Begin Records shown
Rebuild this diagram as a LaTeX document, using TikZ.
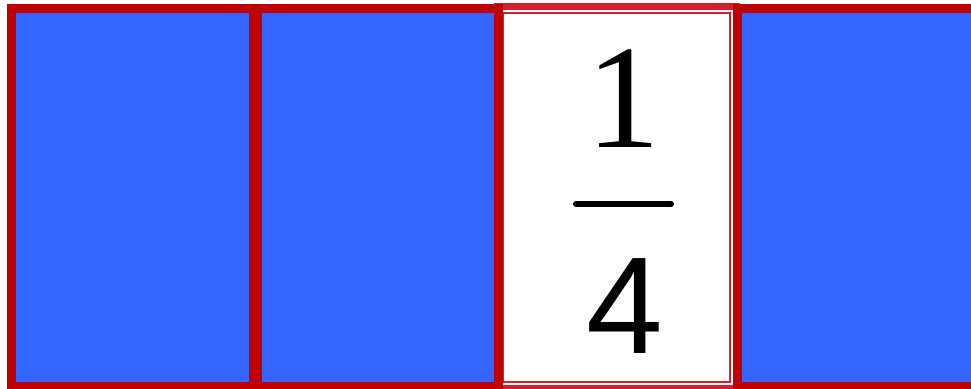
\documentclass[tikz,border=0pt]{standalone}
\usepackage{fontspec}
\setmainfont{Liberation Serif}
\newfontfamily\digitsans{Liberation Sans}
\definecolor{boxred}{RGB}{192,0,0}
\definecolor{lightred}{RGB}{214,30,45}
\definecolor{boxblue}{RGB}{51,102,255}

\begin{document}
\begin{tikzpicture}[x=1pt, y=-1pt,
    box/.style={draw=boxred, line width=9pt, fill=boxblue},
    outerband/.style={draw=lightred, line width=7pt, fill=white},
    innerband/.style={draw=lightred, line width=2pt}]
      \useasboundingbox (0,0) rectangle (971,388);
      \clip (0,0) rectangle (971,388);

      % the shaded strip goes first, its neighbours overlap it
      \draw[outerband] (497.5,6.5) rectangle (736.5,388.5);
      \draw[innerband] (503,12.8) rectangle (730,381.8);
      \draw[box] (11.2,8.5) rectangle (253.5,386.5);
      \draw[box] (257.5,8.5) rectangle (498.5,386.5);
      \draw[box] (737.3,8.5) rectangle (1000,386.5);

      % the fraction
      \node[anchor=base, inner sep=0pt, font=\fontsize{148}{148}\selectfont] (num) at (623,147) {1};
      \node[anchor=base, inner sep=0pt, font=\digitsans\fontsize{138}{138}\selectfont] (den) at (624.5,353) {4};
      \coordinate (barL) at (576,203.7);
      \coordinate (barR) at (671,203.7);
      \draw[line width=6pt, line cap=round] (barL) -- (barR);
    \end{tikzpicture}
\end{document}
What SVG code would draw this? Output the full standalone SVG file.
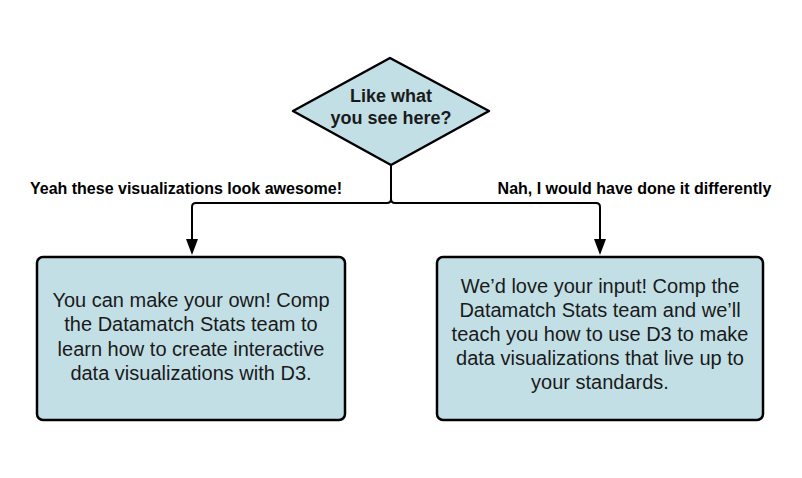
<svg xmlns="http://www.w3.org/2000/svg" width="802" height="478" viewBox="0 0 802 478">
<style>
.shape{fill:#c3dfe6;stroke:#000;stroke-width:2.5}
.body{font-family:"Liberation Sans",Arial,sans-serif;font-size:20px;fill:#1a1a1a;text-anchor:middle}
.q{font-family:"Liberation Sans",Arial,sans-serif;font-size:18px;font-weight:bold;fill:#1a1a1a;text-anchor:middle}
.lbl{font-family:"Liberation Sans",Arial,sans-serif;font-size:16px;font-weight:bold;fill:#000;text-anchor:middle}
.edge{fill:none;stroke:#000;stroke-width:2}
</style>
<defs>
<marker id="arrow" markerUnits="userSpaceOnUse" markerWidth="12" markerHeight="16" viewBox="0 0 12 16" refX="6" refY="16" orient="auto-start-reverse">
<path d="M0,0 L12,0 L6,16 Z" fill="#000"/>
</marker>
</defs>
<rect width="802" height="478" fill="#fff"/>
<g id="connectors">
<path class="edge" d="M391,165 V199 Q391,203 387,203 H196 Q192,203 192,207 V239"/>
<polygon points="186,239 198,239 192,255" fill="#000"/>
<path class="edge" d="M391,165 V199 Q391,203 395,203 H596 Q600,203 600,207 V239"/>
<polygon points="594,239 606,239 600,255" fill="#000"/>
<text class="lbl" x="186" y="194">Yeah these visualizations look awesome!</text>
<text class="lbl" x="634.5" y="194">Nah, I would have done it differently</text>
</g>
<g id="decision">
<path class="shape" stroke-linejoin="round" d="M390,58 L489,111 L391,165 L293,111 Z"/>
<text class="q" x="391" y="102">Like what</text>
<text class="q" x="391" y="124">you see here?</text>
</g>
<g id="yes-box">
<rect class="shape" x="37" y="257" width="308" height="163" rx="6"/>
<text class="body" x="191" y="307">You can make your own! Comp</text>
<text class="body" x="191" y="331">the Datamatch Stats team to</text>
<text class="body" x="191" y="356">learn how to create interactive</text>
<text class="body" x="191" y="380">data visualizations with D3.</text>
</g>
<g id="no-box">
<rect class="shape" x="437" y="257" width="326" height="163" rx="6"/>
<text class="body" x="600" y="293">We’d love your input! Comp the</text>
<text class="body" x="600" y="317">Datamatch Stats team and we’ll</text>
<text class="body" x="600" y="341">teach you how to use D3 to make</text>
<text class="body" x="600" y="365">data visualizations that live up to</text>
<text class="body" x="600" y="389">your standards.</text>
</g>
</svg>
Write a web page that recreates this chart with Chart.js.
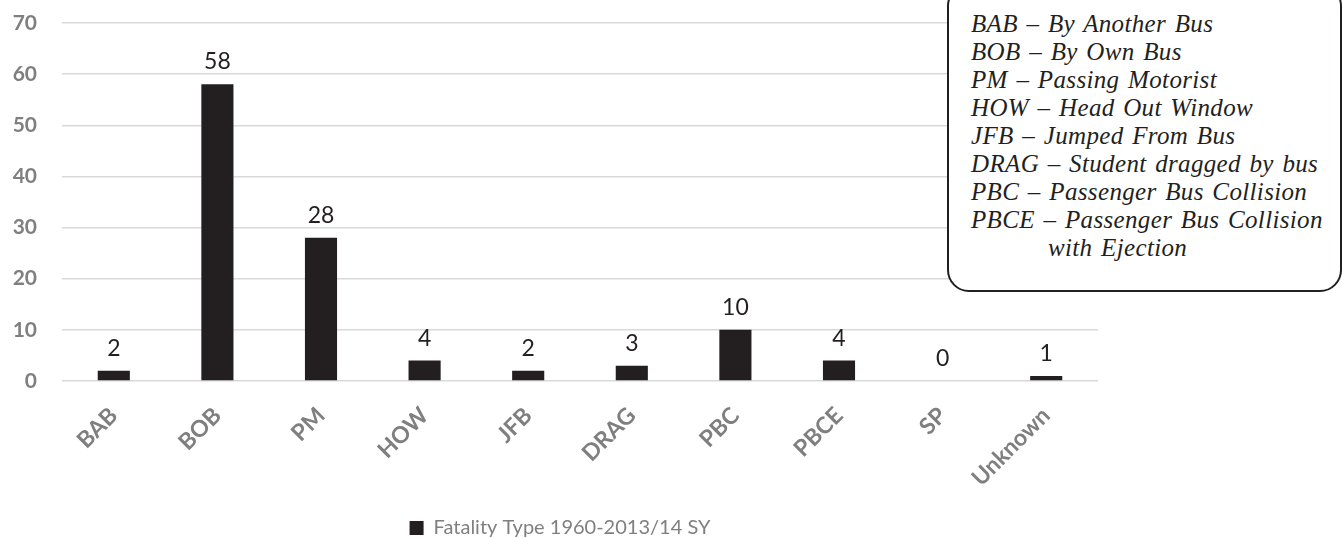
<!DOCTYPE html>
<html>
<head>
<meta charset="utf-8">
<script src="https://cdn.jsdelivr.net/npm/chart.js@4.4.1/dist/chart.umd.min.js"></script>
<style>
  html, body { margin: 0; padding: 0; background: #ffffff; }
  #wrap { position: relative; width: 1342px; height: 538px; overflow: hidden; }
  #c { position: absolute; left: 0; top: 0; }
  #keybox {
    position: absolute; left: 947px; top: -16px; width: 395px; height: 308px;
    box-sizing: border-box; border: 2.5px solid #231f20; border-radius: 22px;
    background: #ffffff; padding: 24px 0 0 22px;
    font-family: "Liberation Serif", "DejaVu Serif", serif; font-style: italic;
    font-size: 25px; line-height: 28px; letter-spacing: 0.35px; word-spacing: 2px;
    color: #231f20; white-space: nowrap;
  }
</style>
</head>
<body>
<div id="wrap">
  <canvas id="c" width="1342" height="538"></canvas>
  <div id="keybox"></div>
</div>
<script>
const categories = ["BAB", "BOB", "PM", "HOW", "JFB", "DRAG", "PBC", "PBCE", "SP", "Unknown"];
const fatalities = [2, 58, 28, 4, 2, 3, 10, 4, 0, 1];
const seriesLabel = "Fatality Type 1960-2013/14 SY";
const yTicks = [0, 10, 20, 30, 40, 50, 60, 70];
const keyLines = [
  "BAB \u2013 By Another Bus",
  "BOB \u2013 By Own Bus",
  "PM \u2013 Passing Motorist",
  "HOW \u2013 Head Out Window",
  "JFB \u2013 Jumped From Bus",
  "DRAG \u2013 Student dragged by bus",
  "PBC \u2013 Passenger Bus Collision",
  "PBCE \u2013 Passenger Bus Collision",
  "with Ejection"
];

const kb = document.getElementById('keybox');
keyLines.forEach((t, i) => {
  const d = document.createElement('div');
  d.textContent = t;
  if (i === keyLines.length - 1) d.style.paddingLeft = '77px';
  kb.appendChild(d);
});

const valueLabels = {
  id: 'valueLabels',
  afterDatasetsDraw(chart) {
    const ctx = chart.ctx;
    const meta = chart.getDatasetMeta(0);
    ctx.save();
    ctx.font = '23px Lato';
    ctx.fillStyle = '#231f20';
    ctx.textAlign = 'center';
    ctx.textBaseline = 'alphabetic';
    meta.data.forEach((bar, i) => {
      ctx.fillText(String(chart.data.datasets[0].data[i]), bar.x, bar.y - 15);
    });
    ctx.restore();
  }
};

const legendShift = {
  id: 'legendShift',
  afterLayout(chart) {
    if (chart.legend) chart.legend.left = 22;
  }
};

new Chart(document.getElementById('c'), {
  type: 'bar',
  data: {
    labels: categories,
    datasets: [{
      label: seriesLabel,
      data: fatalities,
      backgroundColor: '#231f20',
      borderWidth: 0,
      barPercentage: 0.31,
      categoryPercentage: 1.0
    }]
  },
  options: {
    responsive: false,
    animation: false,
    devicePixelRatio: 1,
    layout: { padding: { top: 23, right: 244, left: 0, bottom: -10 } },
    scales: {
      x: {
        grid: { display: false, drawTicks: false },
        border: { display: false },
        ticks: {
          autoSkip: false, minRotation: 45, maxRotation: 45, padding: 21,
          color: '#7f7f7f', font: { family: 'Lato', size: 23, weight: 'bold' }
        },
        afterFit(s) { s.height = 131; }
      },
      y: {
        min: 0, max: 70,
        afterBuildTicks(s) { s.ticks = yTicks.map(v => ({ value: v })); },
        grid: { color: '#d9d9d9', lineWidth: 1.5, drawTicks: false },
        border: { display: false },
        ticks: {
          padding: 25, color: '#7f7f7f',
          font: { family: 'Lato', size: 21, weight: 'bold' }
        },
        afterFit(s) { s.width = 62; s.paddingTop = 0; s.paddingBottom = 0; }
      }
    },
    plugins: {
      legend: {
        position: 'bottom',
        labels: {
          boxWidth: 14, boxHeight: 14, padding: 6,
          color: '#7f7f7f', font: { family: 'Lato', size: 20 }
        }
      },
      tooltip: { enabled: false }
    }
  },
  plugins: [valueLabels, legendShift]
});
</script>
</body>
</html>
End Records shown
### Task goal
Report how many lines above hold the string "with", giving nothing but the number.

### Written response
3